Try and lunge the horse, most of kid horses that are very experienced, well trained, allrounders, don’t lunge (kids either don’t know how to/aren’t bothered to/don’t see the benefit of, and then just simply give up when there horse won’t, I’m not saying this is all of them, just in my experience it’s most, I’m the only kids at my stables that lunges my horse and I know others can, they just don’t bother). A horse should lunge both ways. Ask them to back up and ask them to move their hindquarters away from you (like a forehand pirouette on the ground).
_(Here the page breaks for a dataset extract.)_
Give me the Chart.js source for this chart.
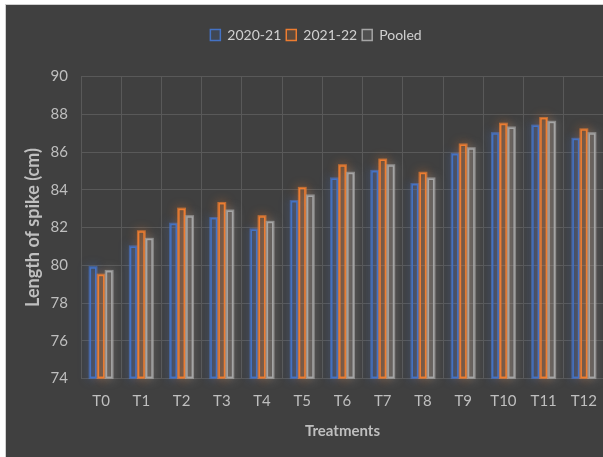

Under saddle you want to see how they turn (how much rein you need to turn them, well trained horse you should be able to bend around with your legs). How well and smoothly they transition. Collection and extension of trot and canter. Do they get correct canter lead 100% of the time. Try all this with bit work added in if that’s how well the horse is trained. Do they do flying changes (I wouldn’t expect a race horse off the track for a few months to be doing 2 beats down the arena or anything)? See how well the horse response to leg aids, flexion, any leg yielding done?
Have they jumped? How well they approach the jump (do they hesitate? bolt? refuse? run out?). If the owner says that they can jump 80cm, jump them 80cm to make sure (Alot of people exaggerate, ‘friend’ bought a galloway that supposedly jumps 1.10m courses, aha no way would it clear 1m let alone 1.10m courses!).
When riding a horse to evaluate really just hop on and see what they can do, try a bit of everything out.